(Figure scripts)
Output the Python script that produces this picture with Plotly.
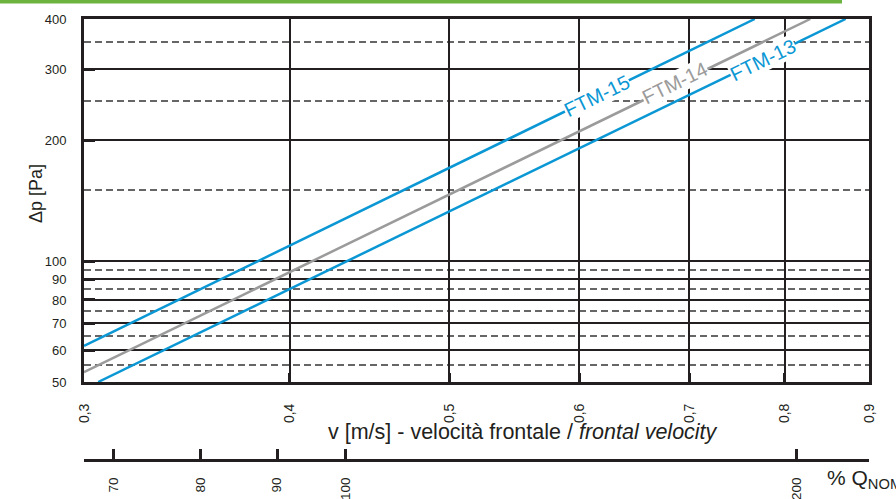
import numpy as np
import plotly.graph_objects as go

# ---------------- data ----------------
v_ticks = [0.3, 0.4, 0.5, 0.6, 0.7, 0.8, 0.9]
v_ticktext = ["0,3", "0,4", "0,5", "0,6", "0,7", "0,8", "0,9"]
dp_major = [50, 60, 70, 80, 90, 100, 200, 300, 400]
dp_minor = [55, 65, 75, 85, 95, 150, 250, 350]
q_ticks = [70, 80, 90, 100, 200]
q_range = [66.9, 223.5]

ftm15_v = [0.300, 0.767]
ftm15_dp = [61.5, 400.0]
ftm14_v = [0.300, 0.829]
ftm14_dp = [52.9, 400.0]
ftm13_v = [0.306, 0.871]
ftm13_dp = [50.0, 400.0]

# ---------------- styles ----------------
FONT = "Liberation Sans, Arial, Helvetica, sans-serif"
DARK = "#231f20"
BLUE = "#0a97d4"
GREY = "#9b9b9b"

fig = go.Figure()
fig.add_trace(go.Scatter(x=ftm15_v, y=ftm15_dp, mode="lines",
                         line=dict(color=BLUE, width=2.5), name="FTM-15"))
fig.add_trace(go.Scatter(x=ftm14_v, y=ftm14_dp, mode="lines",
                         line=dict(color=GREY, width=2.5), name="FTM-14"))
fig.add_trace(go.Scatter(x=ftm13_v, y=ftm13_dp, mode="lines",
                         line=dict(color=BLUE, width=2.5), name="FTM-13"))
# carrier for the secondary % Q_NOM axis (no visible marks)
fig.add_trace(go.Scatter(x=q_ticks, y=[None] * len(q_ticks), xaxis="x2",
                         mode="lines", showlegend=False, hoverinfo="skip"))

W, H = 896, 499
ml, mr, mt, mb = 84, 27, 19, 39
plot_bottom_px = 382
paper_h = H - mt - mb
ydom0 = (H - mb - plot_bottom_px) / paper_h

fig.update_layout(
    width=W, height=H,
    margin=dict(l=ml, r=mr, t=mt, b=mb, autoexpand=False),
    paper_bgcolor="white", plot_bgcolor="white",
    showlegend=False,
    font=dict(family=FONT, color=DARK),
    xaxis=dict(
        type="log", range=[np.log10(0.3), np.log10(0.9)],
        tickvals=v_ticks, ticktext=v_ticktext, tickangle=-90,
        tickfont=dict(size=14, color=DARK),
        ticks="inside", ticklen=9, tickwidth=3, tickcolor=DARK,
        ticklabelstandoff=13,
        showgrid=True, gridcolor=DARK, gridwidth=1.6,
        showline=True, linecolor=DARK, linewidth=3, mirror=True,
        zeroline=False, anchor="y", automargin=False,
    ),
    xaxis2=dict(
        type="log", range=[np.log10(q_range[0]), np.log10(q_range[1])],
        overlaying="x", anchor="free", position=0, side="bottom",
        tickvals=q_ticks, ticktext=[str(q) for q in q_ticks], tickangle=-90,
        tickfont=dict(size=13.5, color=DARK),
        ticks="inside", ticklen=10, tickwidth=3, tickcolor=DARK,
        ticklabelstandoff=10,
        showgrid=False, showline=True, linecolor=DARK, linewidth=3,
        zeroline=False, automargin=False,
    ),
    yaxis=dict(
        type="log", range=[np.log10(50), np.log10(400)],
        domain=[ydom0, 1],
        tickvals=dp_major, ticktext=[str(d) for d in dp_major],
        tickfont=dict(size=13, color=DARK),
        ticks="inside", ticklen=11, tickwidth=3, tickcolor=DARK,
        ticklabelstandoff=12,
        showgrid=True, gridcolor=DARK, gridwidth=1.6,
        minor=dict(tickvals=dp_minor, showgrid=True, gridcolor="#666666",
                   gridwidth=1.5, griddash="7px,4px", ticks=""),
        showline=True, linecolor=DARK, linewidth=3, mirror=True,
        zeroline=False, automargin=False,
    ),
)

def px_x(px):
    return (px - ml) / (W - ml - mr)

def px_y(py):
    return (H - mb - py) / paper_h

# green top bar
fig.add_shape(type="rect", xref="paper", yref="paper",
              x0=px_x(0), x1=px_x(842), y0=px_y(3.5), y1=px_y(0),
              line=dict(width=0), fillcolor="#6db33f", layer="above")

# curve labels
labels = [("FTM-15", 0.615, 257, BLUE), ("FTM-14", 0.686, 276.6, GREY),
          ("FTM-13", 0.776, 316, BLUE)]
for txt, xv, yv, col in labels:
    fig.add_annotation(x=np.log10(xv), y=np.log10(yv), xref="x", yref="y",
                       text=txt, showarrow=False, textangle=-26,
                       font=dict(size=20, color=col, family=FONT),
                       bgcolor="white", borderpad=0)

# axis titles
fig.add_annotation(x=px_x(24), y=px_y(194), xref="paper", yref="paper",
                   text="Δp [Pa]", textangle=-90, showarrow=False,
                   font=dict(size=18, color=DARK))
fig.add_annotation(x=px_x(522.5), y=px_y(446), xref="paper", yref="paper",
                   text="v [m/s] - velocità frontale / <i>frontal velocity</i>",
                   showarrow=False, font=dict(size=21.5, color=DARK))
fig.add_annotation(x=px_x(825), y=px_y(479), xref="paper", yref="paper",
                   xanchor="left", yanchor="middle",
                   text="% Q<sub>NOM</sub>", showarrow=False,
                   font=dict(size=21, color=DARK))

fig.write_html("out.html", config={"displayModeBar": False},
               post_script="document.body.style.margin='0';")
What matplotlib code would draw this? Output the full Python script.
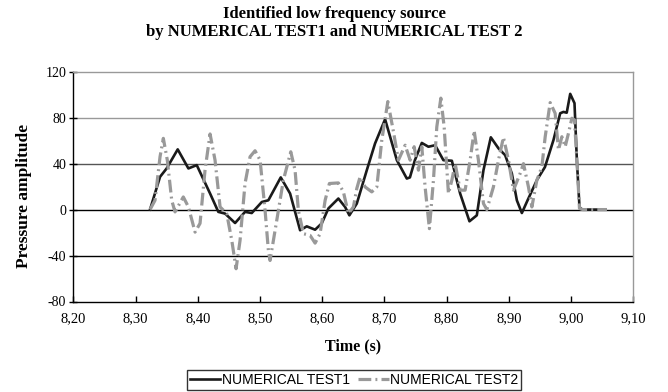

Do this → Print out every entry above without changing a word, and leave out the pictures.

Expected answer →
Output the Python script that produces this picture with Plotly.
import numpy as np
import plotly.graph_objects as go

# ---------------- data ----------------
v_ticks = [0.3, 0.4, 0.5, 0.6, 0.7, 0.8, 0.9]
v_ticktext = ["0,3", "0,4", "0,5", "0,6", "0,7", "0,8", "0,9"]
dp_major = [50, 60, 70, 80, 90, 100, 200, 300, 400]
dp_minor = [55, 65, 75, 85, 95, 150, 250, 350]
q_ticks = [70, 80, 90, 100, 200]
q_range = [66.9, 223.5]

ftm15_v = [0.300, 0.767]
ftm15_dp = [61.5, 400.0]
ftm14_v = [0.300, 0.829]
ftm14_dp = [52.9, 400.0]
ftm13_v = [0.306, 0.871]
ftm13_dp = [50.0, 400.0]

# ---------------- styles ----------------
FONT = "Liberation Sans, Arial, Helvetica, sans-serif"
DARK = "#231f20"
BLUE = "#0a97d4"
GREY = "#9b9b9b"

fig = go.Figure()
fig.add_trace(go.Scatter(x=ftm15_v, y=ftm15_dp, mode="lines",
                         line=dict(color=BLUE, width=2.5), name="FTM-15"))
fig.add_trace(go.Scatter(x=ftm14_v, y=ftm14_dp, mode="lines",
                         line=dict(color=GREY, width=2.5), name="FTM-14"))
fig.add_trace(go.Scatter(x=ftm13_v, y=ftm13_dp, mode="lines",
                         line=dict(color=BLUE, width=2.5), name="FTM-13"))
# carrier for the secondary % Q_NOM axis (no visible marks)
fig.add_trace(go.Scatter(x=q_ticks, y=[None] * len(q_ticks), xaxis="x2",
                         mode="lines", showlegend=False, hoverinfo="skip"))

W, H = 896, 499
ml, mr, mt, mb = 84, 27, 19, 39
plot_bottom_px = 382
paper_h = H - mt - mb
ydom0 = (H - mb - plot_bottom_px) / paper_h

fig.update_layout(
    width=W, height=H,
    margin=dict(l=ml, r=mr, t=mt, b=mb, autoexpand=False),
    paper_bgcolor="white", plot_bgcolor="white",
    showlegend=False,
    font=dict(family=FONT, color=DARK),
    xaxis=dict(
        type="log", range=[np.log10(0.3), np.log10(0.9)],
        tickvals=v_ticks, ticktext=v_ticktext, tickangle=-90,
        tickfont=dict(size=14, color=DARK),
        ticks="inside", ticklen=9, tickwidth=3, tickcolor=DARK,
        ticklabelstandoff=13,
        showgrid=True, gridcolor=DARK, gridwidth=1.6,
        showline=True, linecolor=DARK, linewidth=3, mirror=True,
        zeroline=False, anchor="y", automargin=False,
    ),
    xaxis2=dict(
        type="log", range=[np.log10(q_range[0]), np.log10(q_range[1])],
        overlaying="x", anchor="free", position=0, side="bottom",
        tickvals=q_ticks, ticktext=[str(q) for q in q_ticks], tickangle=-90,
        tickfont=dict(size=13.5, color=DARK),
        ticks="inside", ticklen=10, tickwidth=3, tickcolor=DARK,
        ticklabelstandoff=10,
        showgrid=False, showline=True, linecolor=DARK, linewidth=3,
        zeroline=False, automargin=False,
    ),
    yaxis=dict(
        type="log", range=[np.log10(50), np.log10(400)],
        domain=[ydom0, 1],
        tickvals=dp_major, ticktext=[str(d) for d in dp_major],
        tickfont=dict(size=13, color=DARK),
        ticks="inside", ticklen=11, tickwidth=3, tickcolor=DARK,
        ticklabelstandoff=12,
        showgrid=True, gridcolor=DARK, gridwidth=1.6,
        minor=dict(tickvals=dp_minor, showgrid=True, gridcolor="#666666",
                   gridwidth=1.5, griddash="7px,4px", ticks=""),
        showline=True, linecolor=DARK, linewidth=3, mirror=True,
        zeroline=False, automargin=False,
    ),
)

def px_x(px):
    return (px - ml) / (W - ml - mr)

def px_y(py):
    return (H - mb - py) / paper_h

# green top bar
fig.add_shape(type="rect", xref="paper", yref="paper",
              x0=px_x(0), x1=px_x(842), y0=px_y(3.5), y1=px_y(0),
              line=dict(width=0), fillcolor="#6db33f", layer="above")

# curve labels
labels = [("FTM-15", 0.615, 257, BLUE), ("FTM-14", 0.686, 276.6, GREY),
          ("FTM-13", 0.776, 316, BLUE)]
for txt, xv, yv, col in labels:
    fig.add_annotation(x=np.log10(xv), y=np.log10(yv), xref="x", yref="y",
                       text=txt, showarrow=False, textangle=-26,
                       font=dict(size=20, color=col, family=FONT),
                       bgcolor="white", borderpad=0)

# axis titles
fig.add_annotation(x=px_x(24), y=px_y(194), xref="paper", yref="paper",
                   text="Δp [Pa]", textangle=-90, showarrow=False,
                   font=dict(size=18, color=DARK))
fig.add_annotation(x=px_x(522.5), y=px_y(446), xref="paper", yref="paper",
                   text="v [m/s] - velocità frontale / <i>frontal velocity</i>",
                   showarrow=False, font=dict(size=21.5, color=DARK))
fig.add_annotation(x=px_x(825), y=px_y(479), xref="paper", yref="paper",
                   xanchor="left", yanchor="middle",
                   text="% Q<sub>NOM</sub>", showarrow=False,
                   font=dict(size=21, color=DARK))

fig.write_html("out.html", config={"displayModeBar": False},
               post_script="document.body.style.margin='0';")
What matplotlib code would draw this? Output the full Python script.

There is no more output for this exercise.